I moved to New York City to be surrounded by the arts and immerse myself in the independent film world. I took a short filmmaking workshop at a small film academy where I stayed on to teach and work with student films for the next four years. The film world, with its emphasis on storytelling, was a perfect fit for my passionate but open-minded personality at the time. I was eager to make my own movie; I just didn't know about what.
While I was working in New York, and away from the climbing world for the first time, a fellow geology-major from college, Josh Lowell, who was also a climber that followed his own path. He made a great video about the burgeoning climbing scene in New York.
It was an important moment when I realized that I could combine my passion for adventure and the outdoors with my creative energy. I moved part-time back to Boulder, and raised $10,000 from local outdoor companies. With that, I made my first climbing film, "Scary Faces" about the journey to ascend a notorious and dangerous local climb.
I never thought I would make another climbing film after this, as I saw it as a way to get my feet wet as a filmmaker and move on to bigger things.
After finishing "Scary Faces," I moved to Los Angeles to get my master’s degree at USC Film School, a clear path, I thought, towards mainstream filmmaking. But Hollywood wasn't an obvious fit for me. Instead, I returned to Boulder and the world of rock climbing and the colorful community I had grown up in.
I set out to produce outdoor adventure films there, back where I was comfortable and with interacting with a sport and culture I loved. Our small budget films seemed to suit the rough-edged, come-as-you-are disposition of the sport itself.
Climbing to the top
The documentaries soon received recognition at multiple indie film fests. Sponsors started taking an interest and, more importantly, members of the climbing community loved what they saw and waited to see more. We were lucky that we were producing these films at a time when the sport itself was undergoing explosive growth - and I was shocked and quite pleased that after all was said and done, I was actually making a career out of something I loved.
Through it all, I kept in touch with my old friend from Colorado College, Josh.

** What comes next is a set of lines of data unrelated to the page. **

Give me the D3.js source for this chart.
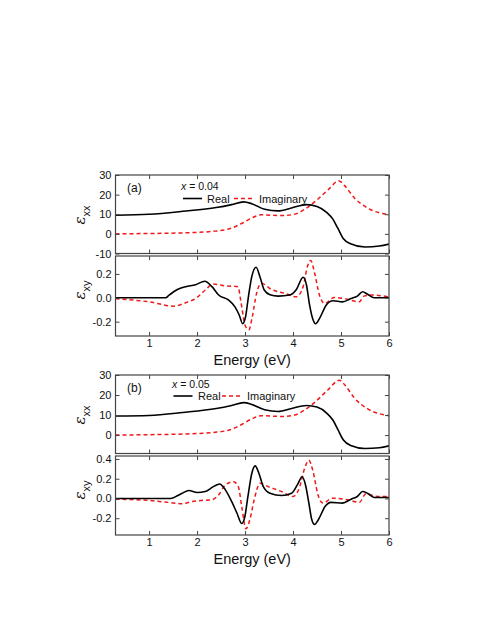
<!DOCTYPE html>
<html>
<head>
<meta charset="utf-8">
<script src="https://cdn.jsdelivr.net/npm/d3@7"></script>
<style>
  body { margin: 0; background: #fff; }
  text { font-family: "Liberation Sans", Arial, sans-serif; }
</style>
</head>
<body>
<div id="chart"></div>
<script>
// energy ticks (eV)
const energyTicks = [1, 2, 3, 4, 5, 6];

// panel (a), x = 0.04 : [energy, value]
const aXxReal = [[0.3,9.5],[1.0,10],[1.7,11.5],[2.4,13.4],[2.72,14.9],[2.97,16.3],[3.14,15.4],[3.41,12.5],[3.69,11.7],[3.97,13.2],[4.28,14.9],[4.5,14],[4.7,11],[4.83,7.5],[4.93,3],[5.05,-2.5],[5.2,-5],[5.5,-6.7],[5.8,-6.2],[6.0,-5.2]];
const aXxImag = [[0.3,0],[1.0,0.2],[1.7,0.5],[2.38,1.4],[2.69,2.7],[2.93,5.3],[3.14,8.1],[3.34,9.7],[3.76,9.3],[4.03,10],[4.24,12.5],[4.45,16.3],[4.72,22.2],[4.96,27],[5.07,24.7],[5.28,18.3],[5.55,13.2],[6.0,9.8]];
const aXyReal = [[0.3,0],[1.35,0],[1.41,0.02],[1.59,0.07],[1.76,0.093],[1.97,0.11],[2.16,0.138],[2.31,0.093],[2.45,0.023],[2.66,-0.02],[2.79,-0.076],[2.88,-0.146],[2.95,-0.217],[3.01,-0.16],[3.07,0.008],[3.14,0.177],[3.23,0.256],[3.31,0.177],[3.4,0.065],[3.52,0.025],[3.69,0.014],[3.93,0.023],[4.07,0.07],[4.21,0.172],[4.28,0.107],[4.34,-0.048],[4.41,-0.175],[4.47,-0.217],[4.55,-0.175],[4.69,-0.062],[4.83,-0.025],[5.03,-0.034],[5.21,-0.006],[5.34,0.014],[5.45,0.05],[5.55,0.03],[5.69,0],[5.83,0],[6.0,0.003]];
const aXyImag = [[0.3,-0.008],[1.0,-0.034],[1.52,-0.07],[1.76,-0.042],[2.0,0.003],[2.17,0.065],[2.34,0.115],[2.59,0.1],[2.85,0.093],[2.92,-0.048],[3.0,-0.23],[3.08,-0.268],[3.15,-0.16],[3.24,0.037],[3.34,0.121],[3.55,0.07],[3.83,0.037],[4.07,0.008],[4.21,0.093],[4.3,0.262],[4.37,0.313],[4.45,0.206],[4.55,0.023],[4.66,-0.048],[4.86,0.003],[5.07,-0.006],[5.38,-0.034],[5.48,0.014],[5.62,0.023],[6.0,0.008]];

// panel (b), x = 0.05
const bXxReal = [[0.3,9.5],[1.0,9.8],[1.7,11.3],[2.4,13.3],[2.72,14.8],[2.97,16.2],[3.14,15.3],[3.41,12.6],[3.69,11.8],[3.97,13.3],[4.28,14.8],[4.5,14],[4.7,11],[4.83,7.5],[4.93,3],[5.05,-2.5],[5.2,-5.2],[5.5,-6.7],[5.8,-6.3],[6.0,-5.4]];
const bXxImag = [[0.3,0],[1.0,0.2],[1.7,0.5],[2.38,1.4],[2.69,2.7],[2.93,5.3],[3.14,8.1],[3.34,9.7],[3.76,9.3],[4.03,10],[4.24,12.5],[4.45,16.3],[4.72,22.4],[4.97,27.4],[5.08,25],[5.28,18.5],[5.55,13.2],[6.0,9.7]];
const bXyReal = [[0.3,0],[1.45,0],[1.59,0.027],[1.69,0.053],[1.83,0.08],[2.0,0.06],[2.17,0.07],[2.34,0.12],[2.47,0.147],[2.59,0.087],[2.72,-0.03],[2.83,-0.147],[2.93,-0.253],[2.99,-0.197],[3.06,0.02],[3.14,0.253],[3.21,0.33],[3.29,0.253],[3.38,0.12],[3.52,0.053],[3.76,0.03],[3.97,0.053],[4.09,0.137],[4.19,0.22],[4.26,0.137],[4.33,-0.047],[4.39,-0.213],[4.45,-0.263],[4.53,-0.213],[4.67,-0.08],[4.79,-0.04],[5.03,-0.047],[5.21,-0.007],[5.34,0.02],[5.45,0.07],[5.55,0.053],[5.69,0.01],[6.0,0.01]];
const bXyImag = [[0.3,-0.007],[1.0,-0.02],[1.41,-0.04],[1.69,-0.053],[1.9,-0.03],[2.1,-0.02],[2.31,-0.013],[2.45,0.037],[2.59,0.137],[2.76,0.17],[2.86,0.12],[2.93,-0.08],[3.02,-0.307],[3.1,-0.213],[3.19,-0.013],[3.31,0.153],[3.48,0.12],[3.76,0.07],[4.0,0.02],[4.14,0.12],[4.24,0.303],[4.33,0.387],[4.41,0.287],[4.52,0.037],[4.62,-0.047],[4.83,0.003],[5.14,-0.013],[5.38,-0.04],[5.52,0.047],[5.76,0.02],[6.0,0.02]];

const W = 480, H = 622;
const left = 115.5, right = 389;

const svg = d3.select("#chart").append("svg")
    .attr("width", W)
    .attr("height", H);

const x = d3.scaleLinear().domain([0.3, 6]).range([left, right]);

const panels = [
  { top: 175, bottom: 253.5, domain: [-10, 30], ticks: [-10, 0, 10, 20, 30], fmt: d3.format("d"),
    real: aXxReal, imag: aXxImag, sub: "xx", labelY: 215, xLabels: false },
  { top: 256, bottom: 336, domain: [-0.32, 0.35], ticks: [-0.2, 0, 0.2], fmt: d3.format(".1f"),
    real: aXyReal, imag: aXyImag, sub: "xy", labelY: 290, xLabels: true },
  { top: 375, bottom: 453.5, domain: [-9.2, 30], ticks: [0, 10, 20, 30], fmt: d3.format("d"),
    real: bXxReal, imag: bXxImag, sub: "xx", labelY: 415, xLabels: false },
  { top: 456, bottom: 535, domain: [-0.37, 0.43], ticks: [-0.2, 0, 0.2, 0.4], fmt: d3.format(".1f"),
    real: bXyReal, imag: bXyImag, sub: "xy", labelY: 490, xLabels: true }
];

const hyphen = f => d => f(d).replace("\u2212", "-");

panels.forEach((p, i) => {
  const y = d3.scaleLinear().domain(p.domain).range([p.bottom, p.top]);
  const g = svg.append("g");

  g.append("clipPath").attr("id", "clip" + i)
    .append("rect")
    .attr("x", left).attr("y", p.top)
    .attr("width", right - left).attr("height", p.bottom - p.top);

  const line = d3.line()
      .x(d => x(d[0]))
      .y(d => y(d[1]))
      .curve(d3.curveMonotoneX);

  g.append("path")
    .datum(p.imag)
    .attr("clip-path", `url(#clip${i})`)
    .attr("fill", "none")
    .attr("stroke", "#f01818")
    .attr("stroke-width", 1.5)
    .attr("stroke-dasharray", "4,3")
    .attr("d", line);

  g.append("path")
    .datum(p.real)
    .attr("clip-path", `url(#clip${i})`)
    .attr("fill", "none")
    .attr("stroke", "#000")
    .attr("stroke-width", 1.6)
    .attr("d", line);

  // axes, ticks pointing inward
  g.append("g").attr("transform", `translate(${left},0)`)
    .call(d3.axisLeft(y).tickValues(p.ticks).tickSize(-4).tickPadding(4).tickFormat(hyphen(p.fmt)));
  g.append("g").attr("transform", `translate(${right},0)`)
    .call(d3.axisRight(y).tickValues(p.ticks).tickSize(-4).tickFormat(""));
  g.append("g").attr("transform", `translate(0,${p.top})`)
    .call(d3.axisTop(x).tickValues(energyTicks).tickSize(-4).tickFormat(""));
  g.append("g").attr("transform", `translate(0,${p.bottom})`)
    .call(d3.axisBottom(x).tickValues(energyTicks).tickSize(-4).tickPadding(3)
      .tickFormat(p.xLabels ? d3.format("d") : ""));

  g.selectAll(".domain").remove();
  g.selectAll(".tick line").attr("stroke", "#444");
  g.selectAll(".tick text").attr("font-size", 11).attr("fill", "#111")
    .style("font-family", "'Liberation Sans', Arial, sans-serif");

  g.append("rect")
    .attr("x", left).attr("y", p.top)
    .attr("width", right - left).attr("height", p.bottom - p.top)
    .attr("fill", "none")
    .attr("stroke", "#444")
    .attr("stroke-width", 1.2);

  // y label: epsilon with subscript
  const lab = g.append("text")
    .attr("transform", `translate(85,${p.labelY}) rotate(-90)`)
    .attr("text-anchor", "middle")
    .attr("fill", "#111");
  lab.append("tspan").attr("font-size", 15).attr("font-style", "italic")
    .style("font-family", "'DejaVu Serif', serif").text("\u03b5");
  lab.append("tspan").attr("font-size", 11).attr("dy", 5).text(p.sub);

  if (p.xLabels) {
    g.append("text")
      .attr("x", (left + right) / 2)
      .attr("y", p.bottom + 29)
      .attr("text-anchor", "middle")
      .attr("font-size", 14.5)
      .attr("fill", "#111")
      .text("Energy (eV)");
  }
});

// legends
const legends = [
  { tag: "(a)", conc: "0.04", tagX: 127, tagY: 192, concX: 181, concY: 189.5, lineX: 183, lineY: 198.5, realX: 207, dashX: 234, imagX: 259 },
  { tag: "(b)", conc: "0.05", tagX: 127, tagY: 391.5, concX: 172, concY: 388, lineX: 173.5, lineY: 396, realX: 198, dashX: 222, imagX: 247 }
];

legends.forEach(l => {
  const g = svg.append("g").attr("fill", "#111");
  g.append("text").attr("x", l.tagX).attr("y", l.tagY).attr("font-size", 12).text(l.tag);
  const c = g.append("text").attr("x", l.concX).attr("y", l.concY).attr("font-size", 10.5);
  c.append("tspan").attr("font-style", "italic").text("x");
  c.append("tspan").text(" = " + l.conc);
  g.append("line")
    .attr("x1", l.lineX).attr("x2", l.lineX + 19)
    .attr("y1", l.lineY).attr("y2", l.lineY)
    .attr("stroke", "#000").attr("stroke-width", 1.6);
  g.append("text").attr("x", l.realX).attr("y", l.lineY + 4).attr("font-size", 11).text("Real");
  g.append("line")
    .attr("x1", l.dashX).attr("x2", l.dashX + 19)
    .attr("y1", l.lineY).attr("y2", l.lineY)
    .attr("stroke", "#f01818").attr("stroke-width", 1.5)
    .attr("stroke-dasharray", "4,3");
  g.append("text").attr("x", l.imagX).attr("y", l.lineY + 4).attr("font-size", 11).text("Imaginary");
});
</script>
</body>
</html>
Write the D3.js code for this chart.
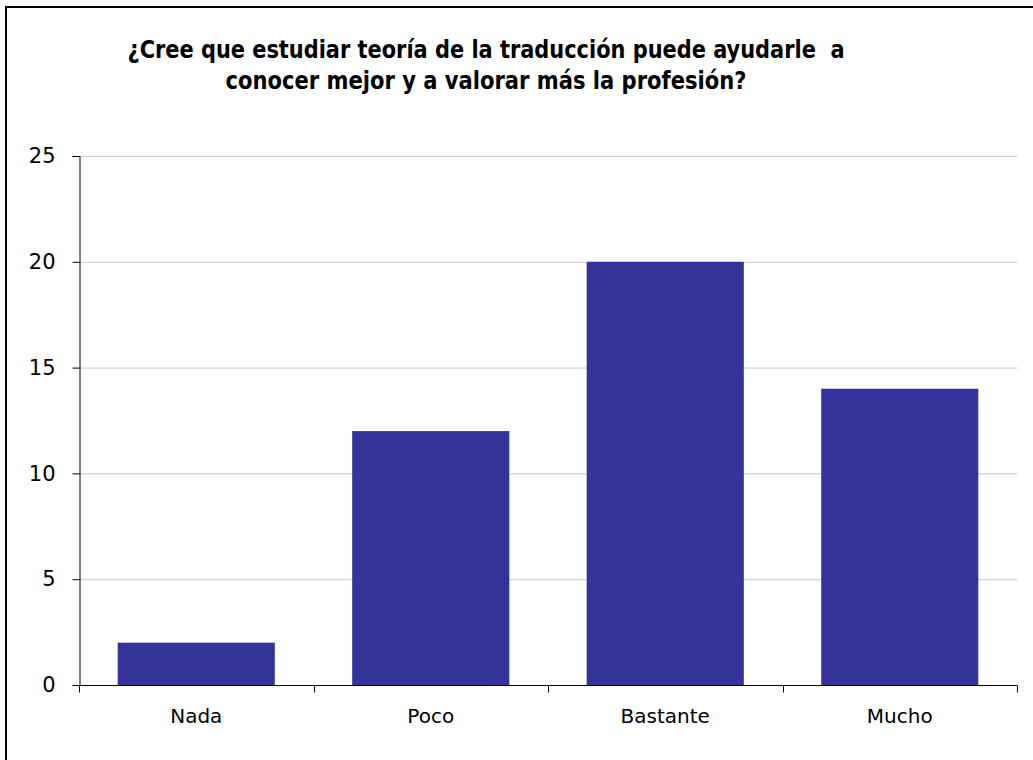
<!DOCTYPE html>
<html><head><meta charset="utf-8">
<script src="https://cdn.jsdelivr.net/npm/d3@7"></script>
<style>body{margin:0;background:#fff}svg{display:block}</style>
</head><body>
<script>
const categories = ["Nada","Poco","Bastante","Mucho"];
const values = [2,12,20,14];
const yTicks = [0,5,10,15,20,25];
const titleLines = ["¿Cree que estudiar teoría de la traducción puede ayudarle  a","conocer mejor y a valorar más la profesión?"];

const W=1033,H=760;
const svg=d3.select("body").append("svg").attr("width",W).attr("height",H);
svg.append("rect").attr("x",0).attr("y",0).attr("width",W).attr("height",H).attr("fill","#fff");
svg.append("path").attr("d",`M6,${H} L6,7 L${W},7`).attr("fill","none").attr("stroke","#000").attr("stroke-width",2);

const m={l:79,r:1017,t:156,b:685};
const x=d3.scaleBand().domain(categories).range([m.l,m.r]).paddingInner(0.33).paddingOuter(0.165);
const y=d3.scaleLinear().domain([0,25]).range([m.b,m.t]);

svg.append("g").selectAll("line").data(yTicks.filter(d=>d>0)).join("line")
  .attr("x1",m.l).attr("x2",m.r).attr("y1",d=>y(d)+0.5).attr("y2",d=>y(d)+0.5)
  .attr("stroke","#c8c8c8").attr("stroke-width",1);

svg.append("g").selectAll("rect").data(values).join("rect")
  .attr("x",(d,i)=>x(categories[i])).attr("width",x.bandwidth())
  .attr("y",d=>y(d)).attr("height",d=>y(0)-y(d))
  .attr("fill","#333399");

const ya=svg.append("g").attr("transform",`translate(${m.l+0.5},0)`)
  .call(d3.axisLeft(y).tickValues(yTicks).tickSize(7).tickPadding(17).tickFormat(d3.format("d")));
ya.select(".domain").attr("stroke","#000");
ya.selectAll(".tick line").attr("stroke","#000");
ya.selectAll("text").attr("font-family","DejaVu Sans, Verdana, sans-serif").attr("font-size",21).attr("fill","#000");

const xa=svg.append("g").attr("transform",`translate(0,${m.b+0.5})`)
  .call(d3.axisBottom(x).tickSize(0).tickPadding(23));
xa.select(".domain").attr("stroke","#000").attr("d",`M${m.l},0H${m.r}`);
xa.selectAll("text").attr("font-family","DejaVu Sans, Verdana, sans-serif").attr("font-size",20).attr("fill","#000");
const bounds=d3.range(categories.length+1).map(i=>m.l+i*(m.r-m.l)/categories.length);
xa.append("g").selectAll("line").data(bounds).join("line")
  .attr("x1",d=>Math.round(d)+0.5).attr("x2",d=>Math.round(d)+0.5).attr("y1",0).attr("y2",7).attr("stroke","#000");

const tg=svg.append("g");
const targetW=[717,521];
titleLines.forEach((t,i)=>{
  tg.append("text").attr("x",486).attr("y",58+i*31).attr("text-anchor","middle")
    .attr("font-family","DejaVu Sans, Verdana, sans-serif").attr("font-weight","bold").attr("font-size",24).attr("fill","#000")
    .attr("textLength",targetW[i]).attr("lengthAdjust","spacingAndGlyphs")
    .style("white-space","pre").text(t);
});
</script>
</body></html>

He was essentially producing the same type of films and trying to get them noticed as well. We talked and realized we weren’t working as efficiently as we could be at the goal of getting these films seen by a bigger audience. So we joined forces and focused our efforts on developing an outdoor adventure film festival, called REEL ROCK.
Now in its eleventh year, the film fest’s selections are screened at more than 500 venues in towns and cities across the globe. I like to think we are simply reflecting the climbing culture so many of us have found ourselves attracted to. We bring their incredible stories to life and offer community members a unique look at the others are up to.
About the author: Peter Mortimer is the president of Sender Films, a leading producer of climbing and outdoor adventure films. He is a co-founder of the REEL ROCK Film Tour, now in its 11th season of bringing outdoor adventure films to audiences globally.